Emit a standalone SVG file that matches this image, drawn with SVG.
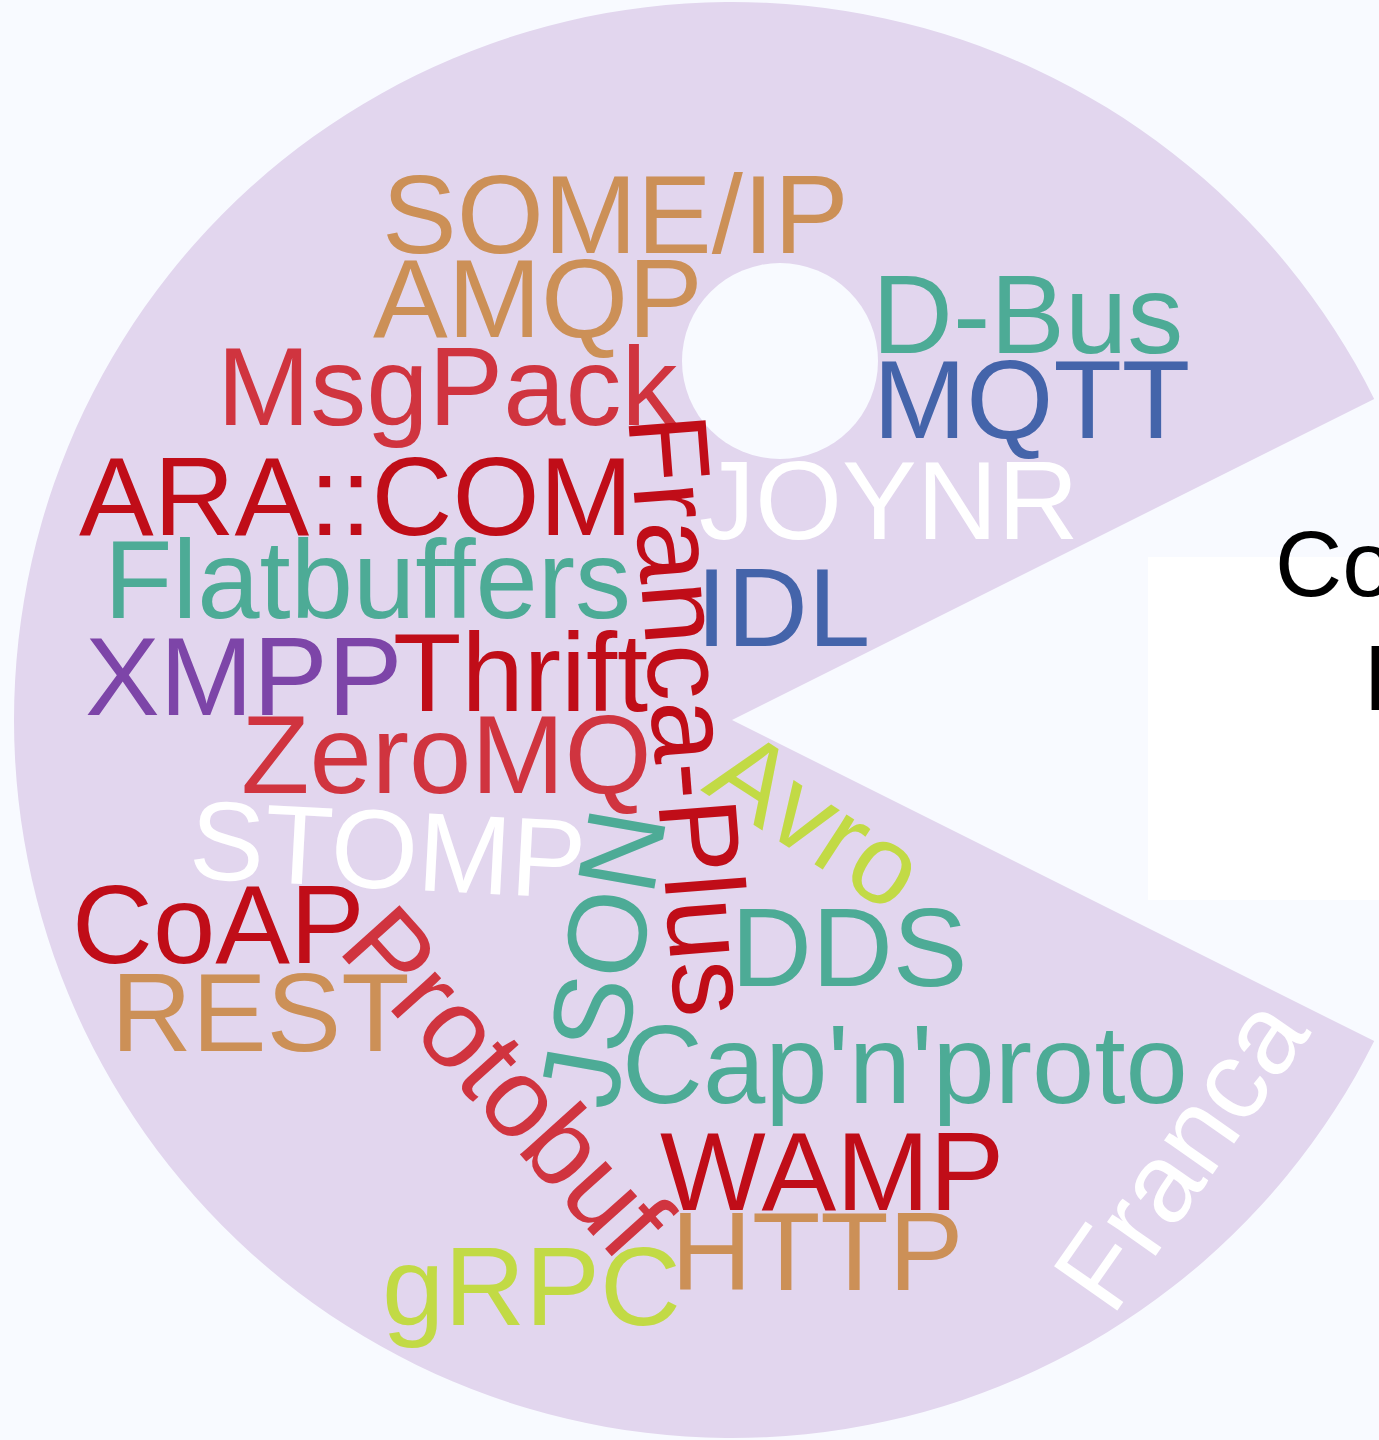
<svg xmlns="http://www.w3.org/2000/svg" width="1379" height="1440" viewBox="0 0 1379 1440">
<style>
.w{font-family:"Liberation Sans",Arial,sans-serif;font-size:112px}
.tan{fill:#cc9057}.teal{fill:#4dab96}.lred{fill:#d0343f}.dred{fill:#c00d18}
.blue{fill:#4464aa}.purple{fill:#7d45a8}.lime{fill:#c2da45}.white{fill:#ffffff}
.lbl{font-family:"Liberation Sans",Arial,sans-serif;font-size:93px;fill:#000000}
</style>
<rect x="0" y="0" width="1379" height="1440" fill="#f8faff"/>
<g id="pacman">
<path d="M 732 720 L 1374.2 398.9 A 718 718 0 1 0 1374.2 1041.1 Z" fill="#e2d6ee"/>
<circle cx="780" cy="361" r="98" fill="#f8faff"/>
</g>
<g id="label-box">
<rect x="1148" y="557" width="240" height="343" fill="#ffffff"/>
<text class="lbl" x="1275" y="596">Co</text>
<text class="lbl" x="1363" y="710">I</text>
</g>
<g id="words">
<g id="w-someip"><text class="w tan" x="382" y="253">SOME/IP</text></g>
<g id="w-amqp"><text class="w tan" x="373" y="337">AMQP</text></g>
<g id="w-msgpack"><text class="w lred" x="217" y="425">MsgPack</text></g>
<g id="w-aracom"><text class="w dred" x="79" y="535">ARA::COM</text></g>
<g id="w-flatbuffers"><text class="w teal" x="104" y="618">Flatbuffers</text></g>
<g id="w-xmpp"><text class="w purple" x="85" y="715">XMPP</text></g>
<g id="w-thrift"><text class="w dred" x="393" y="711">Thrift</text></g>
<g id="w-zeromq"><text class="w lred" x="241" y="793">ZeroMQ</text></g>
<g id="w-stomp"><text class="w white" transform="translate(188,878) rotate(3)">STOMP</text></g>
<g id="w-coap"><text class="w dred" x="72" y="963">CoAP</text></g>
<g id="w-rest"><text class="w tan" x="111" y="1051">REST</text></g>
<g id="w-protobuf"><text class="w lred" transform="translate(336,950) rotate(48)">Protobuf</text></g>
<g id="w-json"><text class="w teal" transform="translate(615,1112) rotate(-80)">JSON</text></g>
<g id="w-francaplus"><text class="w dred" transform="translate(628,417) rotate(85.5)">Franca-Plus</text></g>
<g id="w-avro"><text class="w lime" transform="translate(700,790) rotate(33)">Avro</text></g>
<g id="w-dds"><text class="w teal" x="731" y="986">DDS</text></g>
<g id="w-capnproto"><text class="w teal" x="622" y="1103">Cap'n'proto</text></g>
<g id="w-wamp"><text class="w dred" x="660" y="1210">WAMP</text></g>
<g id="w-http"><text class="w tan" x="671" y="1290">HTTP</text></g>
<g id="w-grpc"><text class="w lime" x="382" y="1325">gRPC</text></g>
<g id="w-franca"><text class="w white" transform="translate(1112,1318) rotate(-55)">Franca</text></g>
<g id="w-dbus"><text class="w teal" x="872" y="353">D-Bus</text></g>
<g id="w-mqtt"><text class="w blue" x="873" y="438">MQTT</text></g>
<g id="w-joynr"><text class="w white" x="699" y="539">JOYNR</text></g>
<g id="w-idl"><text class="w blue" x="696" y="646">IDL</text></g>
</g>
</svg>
...
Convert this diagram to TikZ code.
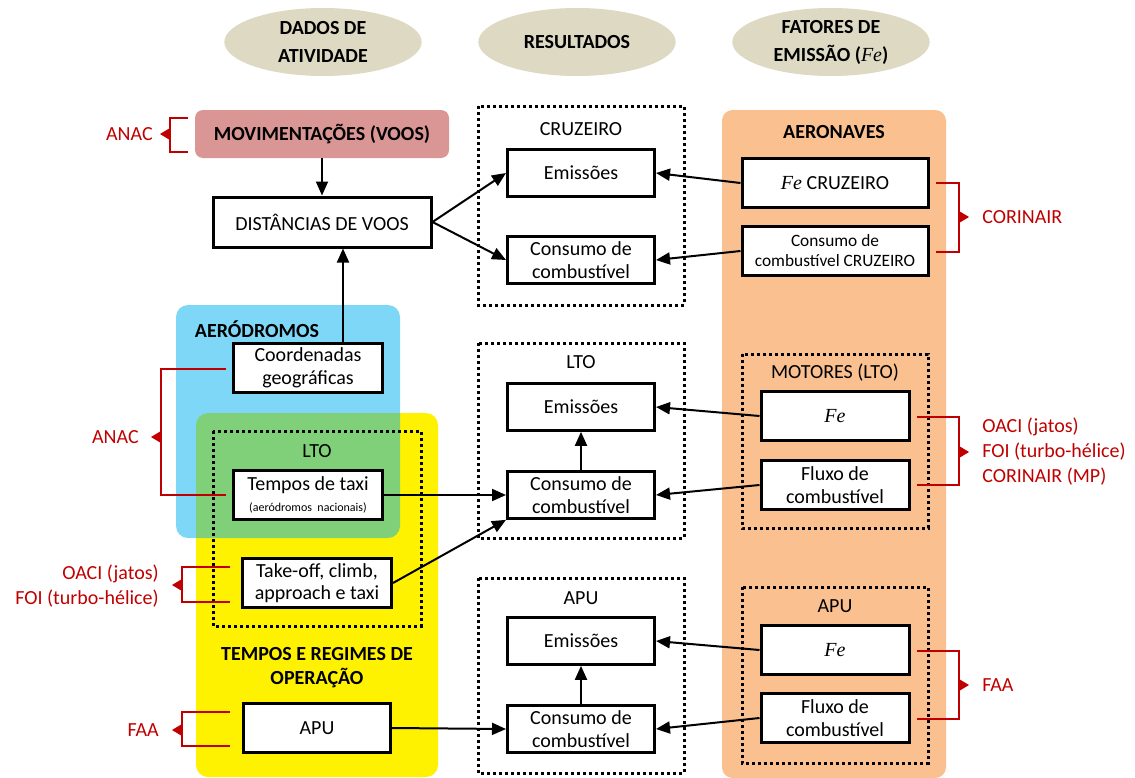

_Your objective:_ Copy and report every line where the word "this" is present.

_Exercise solution:_
Emit a standalone SVG file that matches this image, drawn with SVG.
Convert this diagram to TikZ code.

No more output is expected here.